IRC channel logs

2022-10-22.log

back to list of logs

<damo22>youpi: so my problem now is that when the 251 interrupt happens on the AP for TLB shootdown it seems %esp gets set to 0:
<damo22>CPU#1
<damo22>EAX=00000000 EBX=00000000 ECX=00000002 EDX=f4846f80
<damo22>ESI=00000000 EDI=00000000 EBP=00000000 ESP=00000000
<damo22>EIP=ca17be42 EFL=00010206 [-----P-] CPL=0 II=0 A20=1 SMM=0 HLT=0
<damo22>and the instruction pointer gets messed up
<damo22>but i think i fixed locore.S to handle multiple int stacks
<damo22>maybe i just need to wait a little bit before BSP launches first actual task
<damo22>youpi: i think im getting an interrupt during an interrupt
<damo22>and i get a general protection fault
<damo22>youpi: when i run the kernel with no userspace, it runs to the end but the AP gets eip=0
<damo22>how do i ensure there is not a null thread to execute
<damo22>or that it should never switch to a null thread
<damo22>youpi: if there is contention on a memory address by multiple cpus, do you need to use some special lock xchg instruction to read it?
<damo22>db{0}> trace/tu
<damo22>apic_get_current_cpu(0,0,bffffecf,bf,82)
<damo22>all_intrs(0,0,0,0,0)+0xf
<damo22>>>>>> user space <<<<<
<damo22>0x0()
<damo22>db{0}>
<damo22>Pellescours: im convinced the handoff of the first AP thread is getting some null value
<damo22>and crashes the cpu
<damo22>kernel: Page fault (14), code=0
<damo22>Stopped at stack_handoff+0x23: movl 0(%ecx),%eax
<damo22>stack_handoff(f4825e78,f4843930,0,c100ada8,286)+0x23
<damo22>Bad frame pointer: 0xf4839fc8
<Pellescours>a problem in the task itself or in the i386 specific code ?
<damo22>most likely i386
<damo22>maybe its an interrupt happening during switching
<damo22>and corrupts the stacks
<Pellescours>solution: put cli eveeywhere, haha
<damo22>im not sure if the lapic timer is masked by cli
<youpi>damo22: the AP need to switch to their own idle thread
<youpi>damo22: the contention on memory is not the problem. coherency is
<damo22>youpi: i can see the idle_threads are being created for all cpus, but is it bad to thread_resume them before the cpu is up?

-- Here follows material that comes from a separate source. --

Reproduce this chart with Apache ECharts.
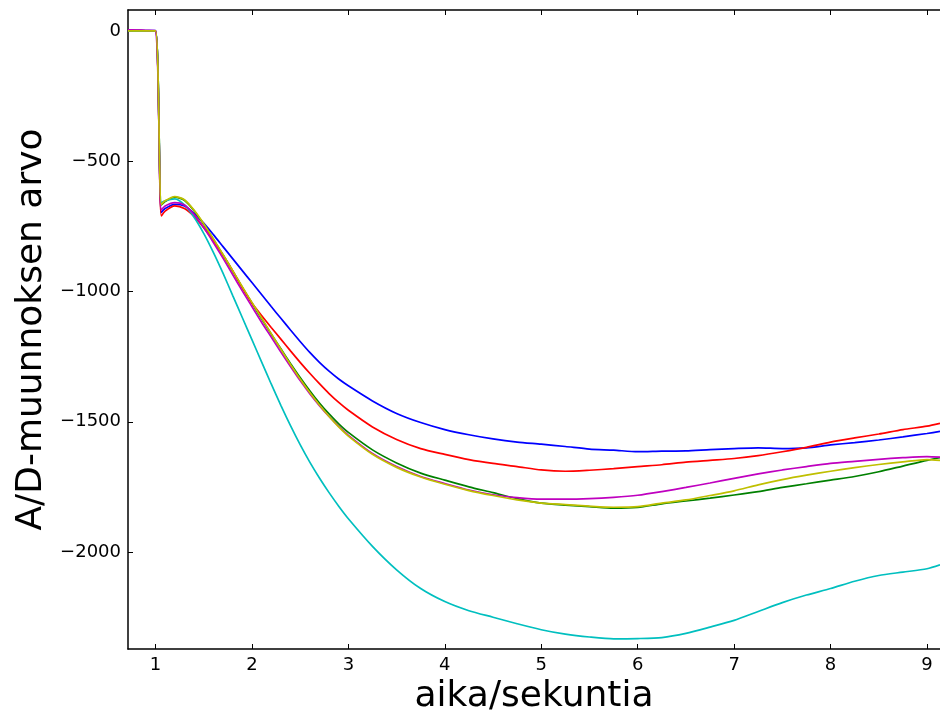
<!DOCTYPE html>
<html>
<head>
<meta charset="utf-8">
<script src="https://cdn.jsdelivr.net/npm/echarts@6/dist/echarts.min.js"></script>
<style>
  html, body { margin: 0; padding: 0; background: #ffffff; }
  #chart { width: 940px; height: 712px; }
</style>
</head>
<body>
<div id="chart"></div>
<script>
// Sample times (s) shared by all six measurement runs
const times = [0.715, 0.8, 0.9, 1.0, 1.06, 1.1, 1.2, 1.3, 1.4, 1.5, 1.6, 1.7, 1.8, 1.9,
  2.0, 2.1, 2.2, 2.3, 2.4, 2.5, 2.6, 2.7, 2.8, 2.9, 3.0, 3.25, 3.5, 3.75, 4.0, 4.25,
  4.5, 4.75, 5.0, 5.25, 5.5, 5.75, 6.0, 6.25, 6.5, 6.75, 7.0, 7.25, 7.5, 7.75, 8.0,
  8.25, 8.5, 8.75, 9.0, 9.135];

// A/D converter readings per run
const runBlue = [2, 2, 1, 1, -697, -682, -666, -672, -700, -738, -782, -828, -874, -920,
  -966, -1012, -1058, -1103, -1148, -1192, -1234, -1272, -1306, -1336, -1362, -1420, -1468, -1503, -1530, -1550,
  -1566, -1578, -1586, -1595, -1605, -1609, -1615, -1613, -1612, -1607, -1603, -1600, -1603, -1600, -1589,
  -1580, -1570, -1558, -1545, -1537];

const runGreen = [0, 0, 0, 0, -668, -655, -638, -650, -690, -742, -800, -860, -922, -985,
  -1045, -1105, -1163, -1220, -1276, -1330, -1381, -1428, -1470, -1508, -1541, -1608, -1658, -1697, -1724, -1750,
  -1772, -1795, -1812, -1820, -1826, -1832, -1829, -1815, -1804, -1793, -1781, -1768, -1752, -1738, -1724,
  -1710, -1692, -1670, -1648, -1638];

const runRed = [1, 1, 0, 0, -710, -692, -672, -682, -712, -755, -805, -860, -920, -985,
  -1044, -1092, -1138, -1183, -1228, -1272, -1314, -1354, -1392, -1426, -1456, -1520, -1568, -1603, -1625, -1645,
  -1660, -1672, -1685, -1690, -1686, -1680, -1672, -1665, -1655, -1648, -1641, -1630, -1615, -1598, -1578,
  -1562, -1547, -1530, -1517, -1506];

const runCyan = [0, 0, 0, 0, -660, -652, -645, -668, -715, -777, -850, -930, -1015, -1100,
  -1185, -1270, -1355, -1437, -1515, -1588, -1655, -1716, -1772, -1824, -1872, -1978, -2068, -2140, -2190, -2225,
  -2250, -2275, -2298, -2315, -2326, -2333, -2332, -2328, -2312, -2288, -2262, -2228, -2194, -2165, -2140,
  -2112, -2090, -2077, -2064, -2049];

const runMagenta = [4, 3, 2, 1, -687, -672, -659, -668, -705, -755, -812, -872, -935, -998,
  -1058, -1118, -1175, -1232, -1288, -1342, -1392, -1438, -1480, -1518, -1552, -1622, -1672, -1710, -1737, -1762,
  -1780, -1791, -1797, -1797, -1795, -1790, -1782, -1768, -1752, -1735, -1717, -1700, -1685, -1672, -1660,
  -1652, -1644, -1638, -1634, -1636];

const runYellow = [0, 0, 0, 0, -666, -652, -636, -648, -688, -740, -798, -858, -920, -982,
  -1042, -1102, -1162, -1222, -1280, -1336, -1388, -1436, -1480, -1520, -1555, -1625, -1675, -1712, -1740, -1764,
  -1783, -1800, -1812, -1818, -1824, -1828, -1826, -1812, -1800, -1783, -1765, -1742, -1722, -1705, -1690,
  -1676, -1664, -1654, -1645, -1648];

// Tick positions
const xTicks = [1, 2, 3, 4, 5, 6, 7, 8, 9];
const yTicks = [0, -500, -1000, -1500, -2000];

const FONT = 'DejaVu Sans';
const uminus = v => String(v).replace('-', '\u2212');
const pairs = vals => times.map((t, i) => [t, vals[i]]);

const runs = [
  { data: runBlue, color: '#0000ff' },
  { data: runGreen, color: '#008000' },
  { data: runRed, color: '#ff0000' },
  { data: runCyan, color: '#00bfbf' },
  { data: runMagenta, color: '#bf00bf' },
  { data: runYellow, color: '#bfbf00' }
];

const frameLine = { color: '#000000', width: 1.5 };
const tickStyle = { color: '#000000', width: 1 };

const chart = echarts.init(document.getElementById('chart'), null, { renderer: 'canvas' });
chart.setOption({
  animation: false,
  backgroundColor: '#ffffff',
  grid: { left: 128, right: 0, top: 10, bottom: 63, containLabel: false, outerBoundsMode: 'none' },
  xAxis: [
    {
      type: 'value', position: 'bottom', min: 0.715, max: 9.135,
      name: 'aika/sekuntia', nameLocation: 'middle', nameGap: 27,
      nameTextStyle: { fontFamily: FONT, fontSize: 36, color: '#000000' },
      axisLine: { onZero: false, lineStyle: frameLine },
      axisTick: { inside: true, length: 5, customValues: xTicks, lineStyle: tickStyle },
      axisLabel: { customValues: xTicks, fontFamily: FONT, fontSize: 18, color: '#000000', margin: 7 },
      splitLine: { show: false }
    },
    {
      type: 'value', position: 'top', min: 0.715, max: 9.135,
      axisLine: { onZero: false, lineStyle: frameLine },
      axisTick: { inside: true, length: 5, customValues: xTicks, lineStyle: tickStyle },
      axisLabel: { show: false },
      splitLine: { show: false }
    }
  ],
  yAxis: [
    {
      type: 'value', position: 'left', min: -2372, max: 80,
      name: 'A/D-muunnoksen arvo', nameLocation: 'middle', nameGap: 76, nameRotate: 90,
      nameTextStyle: { fontFamily: FONT, fontSize: 36, color: '#000000' },
      axisLine: { onZero: false, lineStyle: frameLine },
      axisTick: { inside: true, length: 5, customValues: yTicks, lineStyle: tickStyle },
      axisLabel: { customValues: yTicks, fontFamily: FONT, fontSize: 18, color: '#000000', margin: 7, formatter: uminus },
      splitLine: { show: false }
    }
  ],
  series: runs.map(r => ({
    type: 'line',
    xAxisIndex: 0,
    yAxisIndex: 0,
    data: pairs(r.data),
    showSymbol: false,
    symbol: 'none',
    smooth: 0.25,
    lineStyle: { color: r.color, width: 1.7 },
    itemStyle: { color: r.color },
    emphasis: { disabled: true }
  }))
});
</script>
</body>
</html>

<youpi>I don't know what "is up" means here
<youpi>but I don't see how "bad" it could be, they're there to be used
<damo22>meaning, if the cpu is not set to machine_slot[cpu].running = TRUE yet
<damo22>and cannot yet read memory correctly
<damo22>it seems the start_other_cpus is called very late
<damo22>inside a kernel thread on the BSP
<youpi>depends what the rest of the kernel does with that running flag
<youpi>the AP need to read memor ycorrectly before switching to their idle thread, sure
<youpi>but I don't really understand what you're at
<youpi>AP just need to initialize themselves, and when they're ready, switch to their idle thread
<damo22>bsp has to send init ipi and sipi to wake up the APs
<damo22>then they start running themselves
<damo22>they eventually all call cpu_launch_first_thread()

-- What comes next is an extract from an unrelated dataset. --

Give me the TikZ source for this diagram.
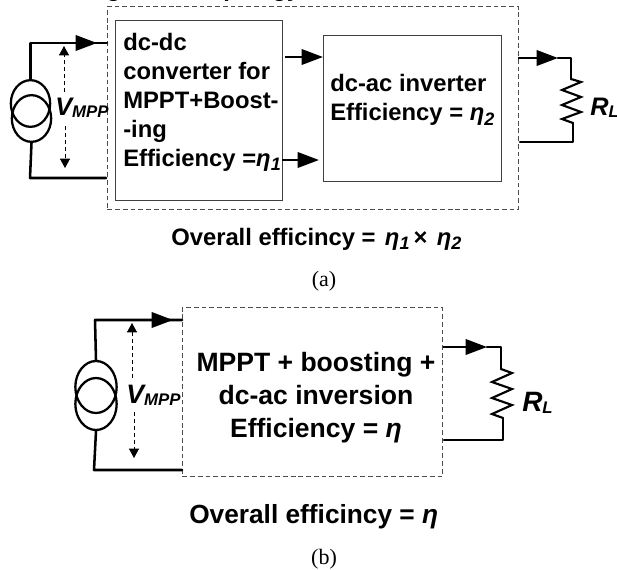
\documentclass[tikz,border=0pt]{standalone}
\usepackage{fontspec}
\setmainfont{Liberation Sans}
\newfontfamily\capfont{Liberation Serif}
\usetikzlibrary{arrows.meta,shapes.geometric}
\newcommand{\fs}[1]{\fontsize{#1}{#1}\selectfont}
\newcommand{\lowtxt}[1]{\raisebox{-0.2em}{\fontsize{13.5}{13.5}\selectfont\textit{#1}}}
\newcommand{\lowsm}[1]{\raisebox{-0.1em}{\fontsize{12.6}{12.6}\selectfont\textit{#1}}}
\tikzset{
  wire/.style={line width=1.9pt,line cap=round,line join=round},
  zig/.style={line width=1.6pt,line cap=round,line join=miter},
  thinbox/.style={draw=black!75,line width=.8pt,inner sep=0pt,anchor=north west},
  dashbox/.style={draw=black!70,line width=.7pt,dash pattern=on 3.6pt off 2.2pt,inner sep=0pt,anchor=north west},
  headtip/.style={line width=1.9pt,-{Triangle[length=16pt,width=11.5pt]}},
  volt/.style={line width=.6pt,dash pattern=on 3pt off 2.2pt,-{Triangle[length=7pt,width=7.5pt]}},
  srcA/.style={draw,ellipse,line width=1.7pt,inner sep=0pt,minimum width=29.5pt,minimum height=35pt},
  srcB/.style={draw,ellipse,line width=1.7pt,inner sep=0pt,minimum width=31pt,minimum height=39pt},
  lab/.style={inner sep=0pt},
  captext/.style={inner sep=0pt,font=\capfont\fs{16.5}},
}
\begin{document}
\begin{tikzpicture}[x=.75pt,y=-.75pt]
\useasboundingbox (0,0) rectangle (617,569);
\begin{scope}
\clip (0,0) rectangle (617,569);
\node[lab,anchor=base west,font=\bfseries\fs{17.85}] (cutg) at (106,-4) {g};
\node[lab,anchor=base west,font=\bfseries\fs{17.85}] (cutp) at (223,-4) {p};
\node[lab,anchor=base west,font=\bfseries\fs{17.85}] (cutgy) at (272,-4) {gy};
\end{scope}
% ---------- panel a
\node[dashbox,minimum width=308.25pt,minimum height=152.25pt] (outerA) at (107,6) {};
\node[thinbox,minimum width=125.25pt,minimum height=135pt] (conv) at (115,20) {};
\node[thinbox,minimum width=133.5pt,minimum height=109.5pt] (inv) at (323,35) {};
\node[lab,anchor=west,align=left,font=\bfseries\fontsize{17.85}{21.75}\selectfont] (convT) at (123,102) {dc-dc\\converter for\\MPPT+Boost-\\-ing\\Efficiency =\textit{η}\lowtxt{1}};
\node[lab,anchor=west,align=left,font=\bfseries\fontsize{17.85}{21.75}\selectfont] (invT) at (330,100) {dc-ac inverter\\Efficiency = \textit{η}\lowtxt{2}};
\node[lab,anchor=base west,font=\bfseries\fs{17.85}] (ovA) at (171,245) {Overall efficincy =\hspace{7pt}\textit{η}\lowtxt{1}\hspace{3pt}×\hspace{7pt}\textit{η}\lowtxt{2}};
\node[captext,anchor=base] (capA) at (324,286) {(a)};
\node[srcA] (s1a) at (30.5,103.5) {};
\node[srcA] (s2a) at (31.5,118.5) {};
\coordinate (tlA) at (30.5,43);
\coordinate (tipA) at (97,43);
\coordinate (inA) at (107,43);
\coordinate (blA) at (30,178);
\coordinate (inB) at (106,178);
\draw[wire] (s1a.north) -- (tlA) -- (inA);
\draw[headtip] (tlA) -- (tipA);
\draw[wire] (s2a.south) -- (blA) -- (inB);
\node[lab,anchor=base west,font=\bfseries\itshape\fs{19}] (vA) at (55,115) {V\lowsm{MPP}};
\coordinate (vA1) at (64,92);
\coordinate (vA2) at (64,46);
\coordinate (vA3) at (65,126);
\coordinate (vA4) at (65,168);
\draw[volt] (vA1) -- (vA2);
\draw[volt] (vA3) -- (vA4);
\coordinate (c1a) at (285,57);
\coordinate (c1b) at (inv.west |- c1a);
\coordinate (c2a) at (282,160);
\coordinate (c2b) at (319,160);
\draw[headtip] (c1a) -- (c1b);
\draw[headtip] (c2a) -- (c2b);
\coordinate (oA) at (518,58);
\coordinate (tipR) at (558,58);
\coordinate (trA) at (571,58);
\coordinate (z0) at (571,79);
\coordinate (z7) at (573,123);
\coordinate (brA) at (573,142);
\coordinate (oB) at (520,142);
\draw[headtip] (oA) -- (tipR);
\draw[wire] (tipR) -- (trA) -- (z0);
\draw[zig] (z0) -- (581,82) -- (562,90) -- (581,97) -- (562,105) -- (581,112) -- (562,119) -- (z7);
\draw[wire] (z7) -- (brA) -- (oB);
\node[lab,anchor=base west,font=\bfseries\itshape\fs{19}] (rA) at (590,115) {R\lowsm{L}};
% ---------- panel b
\node[dashbox,minimum width=195pt,minimum height=126.75pt] (outerB) at (182,307) {};
\node[lab,align=center,font=\bfseries\fontsize{19.9}{24.75}\selectfont] (mainT) at (316,398) {MPPT + boosting +\\dc-ac inversion\\Efficiency = \textit{η}};
\node[lab,anchor=base west,font=\bfseries\fs{19.7}] (ovB) at (189,523) {Overall efficincy = \textit{η}};
\node[captext,anchor=base] (capB) at (324,564) {(b)};
\node[srcB] (s1b) at (96,387) {};
\node[srcB] (s2b) at (96,404) {};
\coordinate (tlB) at (95,320);
\coordinate (tipB) at (173,320);
\coordinate (inC) at (182,320);
\coordinate (blB) at (94,470);
\coordinate (inD) at (182,470);
\draw[wire] (s1b.north) -- (tlB) -- (inC);
\draw[headtip] (tlB) -- (tipB);
\draw[wire] (s2b.south) -- (blB) -- (inD);
\node[lab,anchor=base west,font=\bfseries\itshape\fs{20}] (vB) at (126,403) {V\lowsm{MPP}};
\coordinate (vB1) at (132,378);
\coordinate (vB2) at (132,323);
\coordinate (vB3) at (134,412);
\coordinate (vB4) at (134,458);
\draw[volt] (vB1) -- (vB2);
\draw[volt] (vB3) -- (vB4);
\coordinate (oC) at (443,347);
\coordinate (tipS) at (487,347);
\coordinate (trB) at (501,347);
\coordinate (y0) at (501,369);
\coordinate (y7) at (503,418);
\coordinate (brB) at (503,440);
\coordinate (oD) at (444,440);
\draw[headtip] (oC) -- (tipS);
\draw[wire] (tipS) -- (trB) -- (y0);
\draw[zig] (y0) -- (512,373) -- (492,382) -- (512,389) -- (492,398) -- (512,405) -- (492,414) -- (y7);
\draw[wire] (y7) -- (brB) -- (oD);
\node[lab,anchor=base west,font=\bfseries\itshape\fs{21}] (rB) at (522,411) {R\lowsm{L}};
\end{tikzpicture}
\end{document}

<youpi>ah ok it's choose_thread which will happen to chose the idle thread of that cpu
<youpi>(unless there's some thread to run)
<damo22>i ran it with -smp 1 and it reached rumpdisk, but got general protection fault at all_intrs+0xf apic_get_current_cpu... i think its because it received a timer interrupt during a timer interrupt
<damo22>do i need to mask the lapic timer instead of calling cli
<damo22>i think the timer interrupts are happening too fast
<damo22>the handling of interrupts cant keep up
<Guest67>Damo22: what does Darwin and Linux do in the timer interrupts to avoid that? Can you just program the timer to be much slower?